The fact that this disconnect between executive belief and employee reality with regard to AI is now showing up in study after study suggests that this phenomenon is not just noise. There appears to be a worrying gap between the perceptions of AI among those leading enterprises, and those employees on the ground actually tasked with using it. There are many reasons why this may be the case. Large language models (LLMs) hallucinate at a high rate, meaning that output is frequently fabricated and needs careful checking. LLMs are probabilistic in nature, whereas enterprises are used to dealing with deterministic systems that behave reliably and consistently. There are issues with integrating AI into legacy applications, problems with data quality, employee skills and more that may be hindering successful AI adoption.
LLMs have many uses, such as pattern recognition, generating text creatively, creating images and videos, software engineering etc. There are areas where AI is already delivering value. Software development, customer support, and content production have all seen measurable efficiency gains from AI-assisted workflows. An April 2026 research paper from Stanford examine 51 of successful AI projects. However, these gains appear to be uneven, often concentrated in specific roles or tasks, and may not yet be large enough to shift overall productivity metrics at the firm or economy level. Even in the Stanford report, 61% of companies reporting on a successful project had previously had a least one prior failure.

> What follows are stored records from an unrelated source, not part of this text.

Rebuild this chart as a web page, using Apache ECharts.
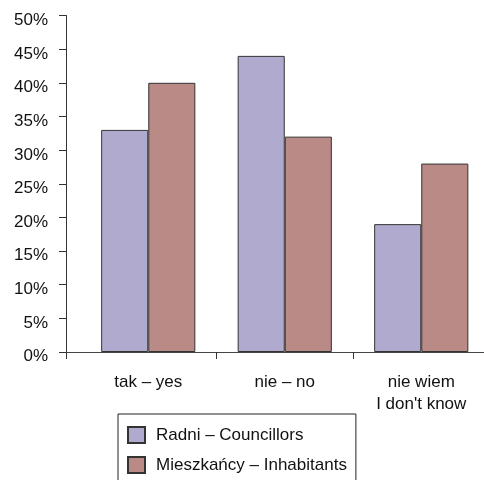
<!DOCTYPE html>
<html>
<head>
<meta charset="utf-8">
<script src="https://cdn.jsdelivr.net/npm/echarts@6/dist/echarts.min.js"></script>
<style>html,body{margin:0;padding:0;background:#fff}#c{width:484px;height:480px}</style>
</head>
<body>
<div id="c"></div>
<script>
const categories = ['tak – yes', 'nie – no', 'nie wiem\nI don\'t know'];
const seriesNames = ['Radni – Councillors', 'Mieszkańcy – Inhabitants'];
const councillors = [33, 44, 19];
const inhabitants = [40, 32, 28];
const yTicks = [0, 5, 10, 15, 20, 25, 30, 35, 40, 45, 50];

const FONT = '"Liberation Sans", Arial, sans-serif';
const chart = echarts.init(document.getElementById('c'), null, {renderer: 'canvas'});
chart.setOption({
  animation: false,
  backgroundColor: '#fff',
  textStyle: {fontFamily: FONT},
  grid: [
    {left: 80, right: -5.5, top: 15.5, bottom: 128, outerBoundsMode: 'none', containLabel: false},
    {left: 66, right: 0, top: 15.5, bottom: 128, outerBoundsMode: 'none', containLabel: false}
  ],
  legend: {
    orient: 'vertical',
    left: 118,
    top: 414,
    height: 120,
    padding: [12, 9, 12, 9],
    icon: 'rect',
    itemWidth: 17,
    itemHeight: 16,
    itemGap: 12,
    borderColor: '#222',
    borderWidth: 1,
    textStyle: {fontSize: 17, color: '#111', fontFamily: FONT, padding: [0, 0, 0, 6]},
    data: seriesNames
  },
  xAxis: [
    {
      type: 'category',
      gridIndex: 0,
      data: categories,
      axisLine: {show: false},
      axisTick: {show: true, length: 7, interval: function (i) { return i > 0; }, lineStyle: {color: '#333'}},
      axisLabel: {fontSize: 17, color: '#111', margin: 20, lineHeight: 21.5, fontFamily: FONT, interval: 0}
    },
    {
      type: 'value',
      gridIndex: 1,
      min: 0,
      max: 1,
      axisLine: {show: true, lineStyle: {color: '#444', width: 1}},
      axisTick: {show: true, length: 7, customValues: [0], lineStyle: {color: '#333'}},
      axisLabel: {show: false},
      splitLine: {show: false}
    }
  ],
  yAxis: [
    {
      type: 'value', gridIndex: 0, min: 0, max: 50, interval: 5,
      show: false, splitLine: {show: false}
    },
    {
      type: 'value', gridIndex: 1, min: yTicks[0], max: yTicks[yTicks.length - 1], interval: 5,
      axisLine: {show: true, lineStyle: {color: '#333'}},
      axisTick: {show: true, length: 7, lineStyle: {color: '#333'}},
      splitLine: {show: false},
      axisLabel: {fontSize: 17, color: '#111', margin: 18, verticalAlign: 'top', lineHeight: 9.5, fontFamily: FONT, formatter: '{value}%'}
    }
  ],
  series: [
    {
      name: seriesNames[0], type: 'bar', xAxisIndex: 0, yAxisIndex: 0,
      data: councillors, barGap: 0, barCategoryGap: '31%',
      itemStyle: {color: '#B1AACF', borderColor: '#333', borderWidth: 1}
    },
    {
      name: seriesNames[1], type: 'bar', xAxisIndex: 0, yAxisIndex: 0,
      data: inhabitants, barGap: 0, barCategoryGap: '31%',
      itemStyle: {color: '#B98A86', borderColor: '#333', borderWidth: 1}
    }
  ]
});
</script>
</body>
</html>
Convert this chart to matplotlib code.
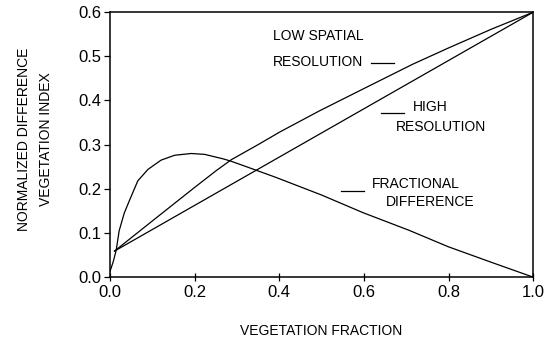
import matplotlib
matplotlib.use("Agg")
import matplotlib.pyplot as plt

plt.rcParams["font.family"] = ["Liberation Sans", "DejaVu Sans"]

# data
veg_fraction_frac = [0.0, 0.008, 0.015, 0.022, 0.034, 0.046, 0.066, 0.09,
                     0.121, 0.153, 0.192, 0.224, 0.267, 0.285, 0.346, 0.392,
                     0.5, 0.598, 0.707, 0.799, 0.9, 1.0]
fractional_diff = [0.012, 0.035, 0.061, 0.105, 0.145, 0.173, 0.218, 0.244,
                   0.265, 0.276, 0.280, 0.278, 0.268, 0.263, 0.242, 0.226,
                   0.186, 0.146, 0.106, 0.069, 0.034, 0.0]

veg_fraction_low = [0.011, 0.1, 0.2, 0.251, 0.287, 0.35, 0.402, 0.496, 0.6,
                    0.715, 0.8, 0.9, 1.0]
ndvi_low_res = [0.059, 0.127, 0.203, 0.241, 0.266, 0.30, 0.329, 0.377, 0.427,
                0.482, 0.519, 0.561, 0.6]

veg_fraction_high = [0.011, 1.0]
ndvi_high_res = [0.059, 0.6]

fig = plt.figure(figsize=(5.52, 3.38), dpi=100)
ax = fig.add_axes([0.199, 0.180, 0.767, 0.784])

lw = 0.9
ax.plot(veg_fraction_low, ndvi_low_res, color="black", lw=lw)
ax.plot(veg_fraction_high, ndvi_high_res, color="black", lw=lw)
ax.plot(veg_fraction_frac, fractional_diff, color="black", lw=lw)

# curve labels
fs = 10
ax.text(0.385, 0.545, "LOW SPATIAL", fontsize=fs, ha="left", va="center")
ax.text(0.385, 0.488, "RESOLUTION", fontsize=fs, ha="left", va="center")
ax.plot([0.617, 0.672], [0.484, 0.484], color="black", lw=lw)

ax.plot([0.64, 0.695], [0.372, 0.372], color="black", lw=lw)
ax.text(0.716, 0.385, "HIGH", fontsize=fs, ha="left", va="center")
ax.text(0.676, 0.34, "RESOLUTION", fontsize=fs, ha="left", va="center")

ax.plot([0.545, 0.6], [0.195, 0.195], color="black", lw=lw)
ax.text(0.62, 0.21, "FRACTIONAL", fontsize=fs, ha="left", va="center")
ax.text(0.652, 0.17, "DIFFERENCE", fontsize=fs, ha="left", va="center")

ax.set_xlim(0, 1)
ax.set_ylim(0, 0.6)
ax.set_xticks([0, 0.2, 0.4, 0.6, 0.8, 1.0])
ax.set_yticks([0, 0.1, 0.2, 0.3, 0.4, 0.5, 0.6])
ax.xaxis.set_major_formatter(matplotlib.ticker.FormatStrFormatter("%.1f"))
ax.yaxis.set_major_formatter(matplotlib.ticker.FormatStrFormatter("%.1f"))
ax.tick_params(axis="x", direction="inout", length=6, width=0.9,
               labelsize=12, pad=3)
ax.tick_params(axis="y", direction="out", length=4, width=0.9,
               labelsize=12, pad=2)
for sp in ax.spines.values():
    sp.set_linewidth(1.1)

ax.set_xlabel("VEGETATION FRACTION", fontsize=fs)
ax.xaxis.label.set_va("center")
ax.xaxis.set_label_coords(0.5, -0.205)
ax.set_ylabel("NORMALIZED DIFFERENCE\nVEGETATION INDEX", fontsize=fs,
              linespacing=1.7)
ax.yaxis.label.set_va("center")
ax.yaxis.set_label_coords(-0.177, 0.52)

fig.savefig("out.png", dpi=100)
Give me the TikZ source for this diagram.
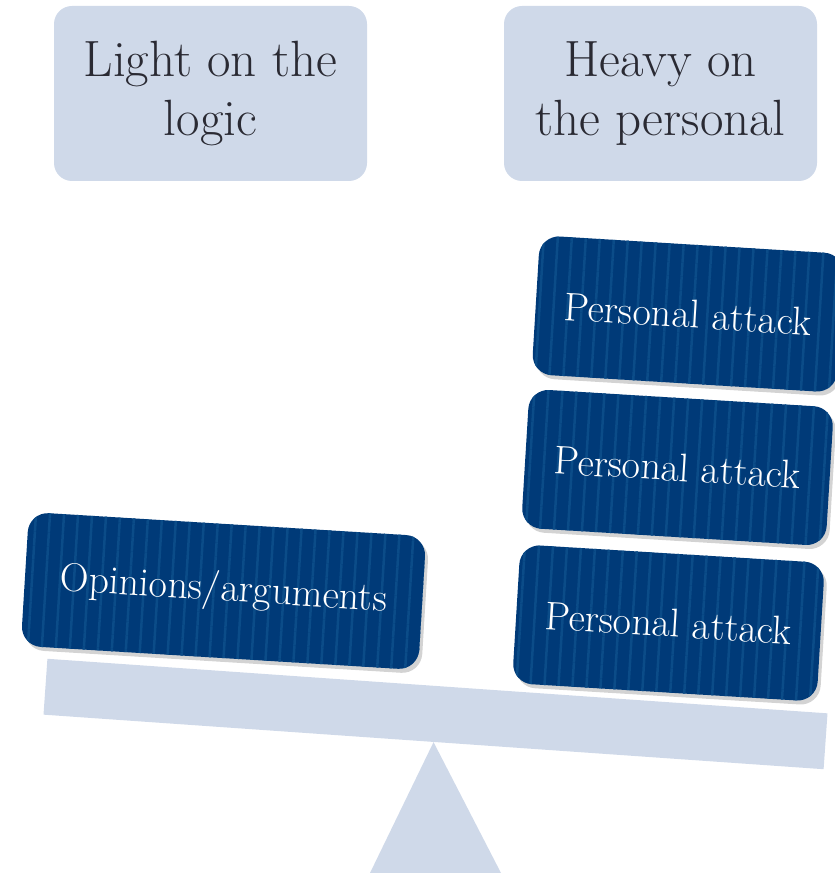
\documentclass[tikz,border=0pt]{standalone}
\usetikzlibrary{shadows,patterns.meta}
\definecolor{panelblue}{HTML}{CFD9E9}
\definecolor{blockblue}{HTML}{003A78}
\definecolor{stripeblue}{HTML}{0B4C88}
\definecolor{captiontext}{HTML}{2A2A33}

\begin{document}
\begin{tikzpicture}[x=1pt, y=1pt]
    \tikzstyle{panel}=[rectangle, rounded corners=18pt, fill=panelblue, minimum width=313pt, minimum height=175pt, inner sep=0pt, align=center, text=captiontext, font=\fontsize{51}{59}\selectfont]  % Caption boxes
    \tikzstyle{block}=[rectangle, rounded corners=20pt, drop shadow={shadow xshift=3pt, shadow yshift=-4pt, opacity=.35}, preaction={fill=blockblue}, pattern={Lines[angle=86.5, distance=14pt, line width=2.5pt]}, pattern color=stripeblue, rotate=-3.5, minimum width=305pt, minimum height=139pt, inner sep=0pt, text=white, font=\fontsize{40}{44}\selectfont]
    \tikzstyle{wide block}=[block, minimum width=398pt, minimum height=134pt]

    \clip (0,0) rectangle (835,873);

    % Captions
    \node[panel] (light) at (210.5,779.5) {Light on the\\logic};
    \node[panel] (heavy) at (660.5,779.5) {Heavy on\\the personal};

    % Balance
    \node[rectangle, fill=panelblue, minimum width=782pt, minimum height=56pt, inner sep=0pt, rotate=-4] (beam) at (435.5,159) {};
    \coordinate (base left) at (370,0);
    \coordinate (base right) at (501,0);
    \fill[panelblue] (beam.south) -- (base left) -- (base right) -- cycle;

    % Weights
    \node[wide block] (opinions) at (223.5,282) {Opinions/arguments};
    \foreach \i/\x/\y in {1/688/559, 2/677.5/405.5, 3/668.5/250}
        \node[block] (attack-\i) at (\x,\y) {Personal attack};
\end{tikzpicture}
\end{document}
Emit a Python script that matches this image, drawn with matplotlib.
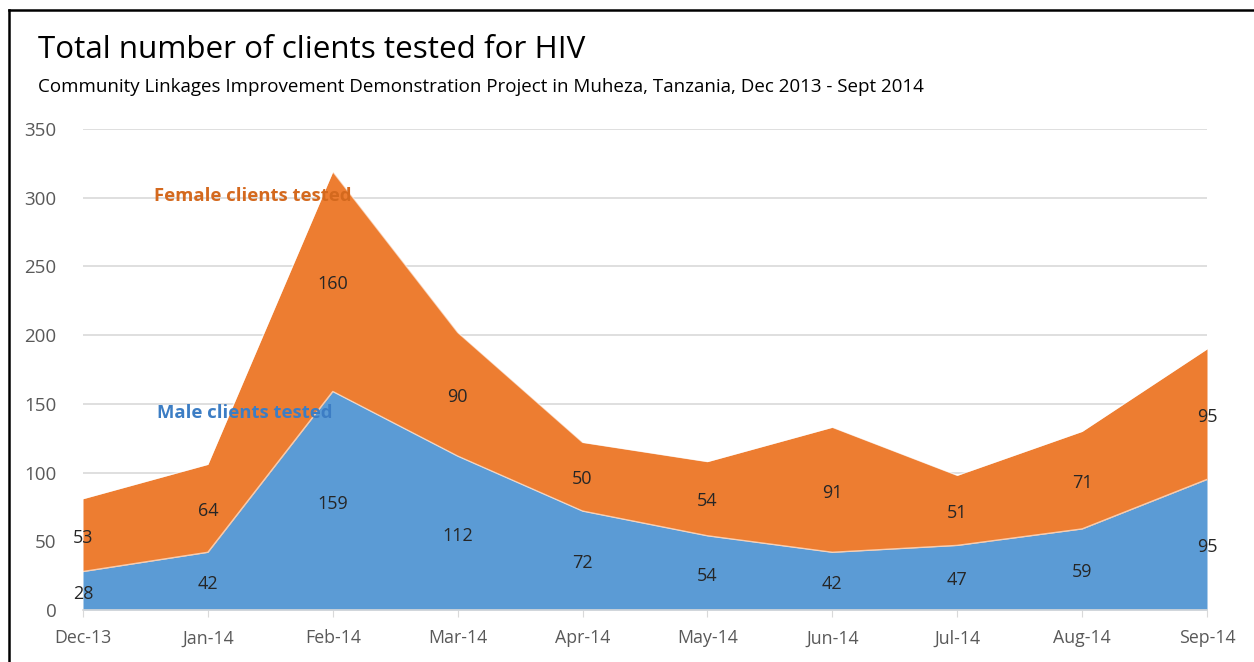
import matplotlib.pyplot as plt
import numpy as np
from matplotlib.lines import Line2D

months = ["Dec-13", "Jan-14", "Feb-14", "Mar-14", "Apr-14", "May-14",
          "Jun-14", "Jul-14", "Aug-14", "Sep-14"]
male = [28, 42, 159, 112, 72, 54, 42, 47, 59, 95]
female = [53, 64, 160, 90, 50, 54, 91, 51, 71, 95]
yticks = [0, 50, 100, 150, 200, 250, 300, 350]

title = "Total number of clients tested for HIV"
subtitle = "Community Linkages Improvement Demonstration Project in Muheza, Tanzania, Dec 2013 - Sept 2014"

plt.rcParams['font.family'] = ['Open Sans', 'DejaVu Sans']

W, H = 1254, 662
fig = plt.figure(figsize=(W / 100, H / 100), dpi=100)
ax = fig.add_axes([83 / W, (H - 610) / H, (1207 - 83) / W, (610 - 129) / H])

x = np.arange(len(months))
male_a = np.array(male)
female_a = np.array(female)
total = male_a + female_a

ax.fill_between(x, 0, male_a, color="#5B9BD5", lw=0, zorder=2)
ax.fill_between(x, male_a, total, color="#ED7D31", lw=0, zorder=2)
ax.plot(x, male_a, color="white", lw=1.0, alpha=0.6, zorder=3)
ax.plot(x, total, color="white", lw=1.0, alpha=0.6, zorder=3)

for i in range(len(x)):
    ax.annotate(str(male[i]), (x[i], male_a[i] / 2), xytext=(0, -2),
                textcoords="offset points", ha="center", va="center",
                fontsize=13, color="#262626", zorder=4)
    ax.annotate(str(female[i]), (x[i], male_a[i] + female_a[i] / 2), xytext=(0, -2),
                textcoords="offset points", ha="center", va="center",
                fontsize=13, color="#262626", zorder=4)

ax.text(0.565, 301, "Female clients tested", ha="left", va="center",
        fontsize=13.3, color="#D4691E", fontweight="bold", zorder=5)
ax.text(0.595, 143, "Male clients tested", ha="left", va="center",
        fontsize=13.3, color="#3C7DC4", fontweight="bold", zorder=5)

ax.set_xlim(0, len(months) - 1)
ax.set_ylim(0, 350)
ax.set_yticks(yticks)
ax.set_xticks(x)
ax.set_xticklabels(months)
for s in ["top", "right", "left"]:
    ax.spines[s].set_visible(False)
ax.spines["bottom"].set_color("#D9D9D9")
ax.spines["bottom"].set_linewidth(1.2)
ax.spines["bottom"].set_zorder(5)
ax.yaxis.grid(True, color="#D9D9D9", lw=1.2, zorder=0)
ax.set_axisbelow(True)
ax.tick_params(axis="y", length=0, pad=19, labelsize=13.5, labelcolor="#595959")
ax.tick_params(axis="x", length=5, color="#D9D9D9", pad=9, labelsize=12.8,
               labelcolor="#595959")

fig.text(38 / W, 1 - 50 / H, title, ha="left", va="center", fontsize=22.6, color="black")
fig.text(38 / W, 1 - 87 / H, subtitle, ha="left", va="center", fontsize=13.5, color="black")

fig.add_artist(Line2D([9 / W, 1], [1 - 10 / H, 1 - 10 / H], color="black", lw=1.8,
                      transform=fig.transFigure))
fig.add_artist(Line2D([9 / W, 9 / W], [0, 1 - 10 / H], color="black", lw=1.8,
                      transform=fig.transFigure))

fig.savefig("out.png", dpi=100)
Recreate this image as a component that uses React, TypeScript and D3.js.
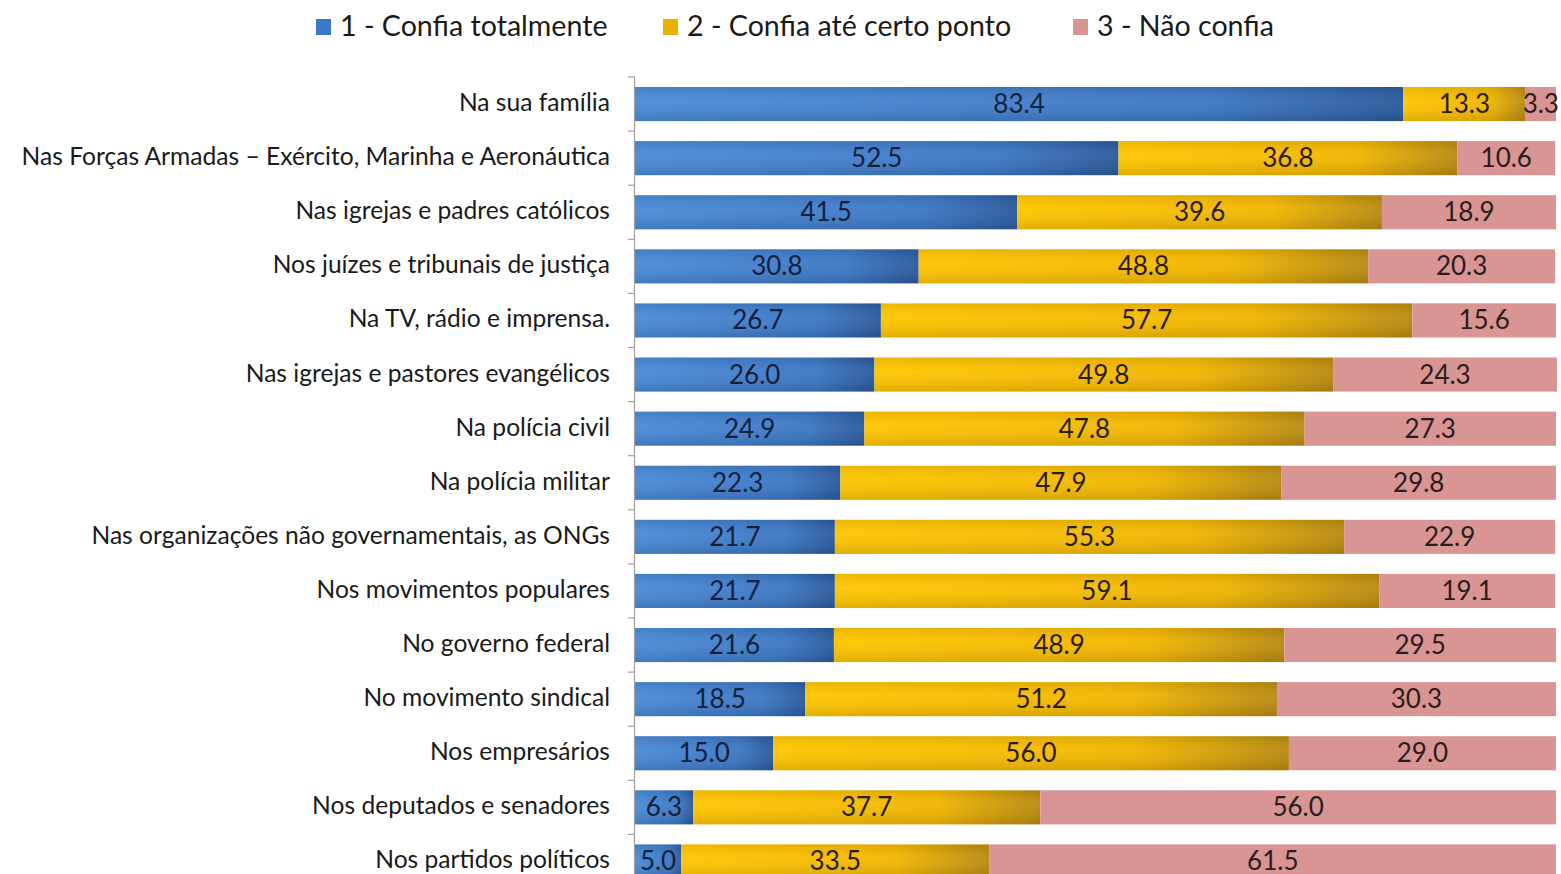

On the other hand, most business processes require highly reliable computer systems. Industrial processes require failure rates far below 1%. Six Sigma compliant organisations (such as Motorola, Boeing or General Electric) aim for 99.99966% accuracy, or 34 defects per million opportunities. LLMs regularly hallucinate at a 20% rate or higher, depending on a number of factors. To be more precise, they usually fall in a range of 20%-27% according to one April 2026 study. Even in the most constrained of cases (where the “temperature” of the LLM is artificially set to zero), hallucination rates are around 5%. These numbers are simply too high for a lot of tasks in industry. You don’t want one in five of your deliveries going to the wrong address, or one in five of your bank payments going to random bank accounts. This is especially the case in regulated sectors such as medicine or finance, or where there are safety critical systems involved. If humans need to be “in the loop” to check LLM output, then that extra work eats into any productivity savings that the AI may have made.
As time passes there will doubtless be more research into this area, but it would seem that enterprises need to carefully scrutinise the productivity claims of the AI vendors and those who gain from selling it. There are certainly some good use cases for AI, but we need to be collectively more careful at finding the best use cases, and being selective about where it is applied. Above all, we need to treat AI like any other technology investment, and carefully measure its impact and return on investment. The honeymoon period for AI is over.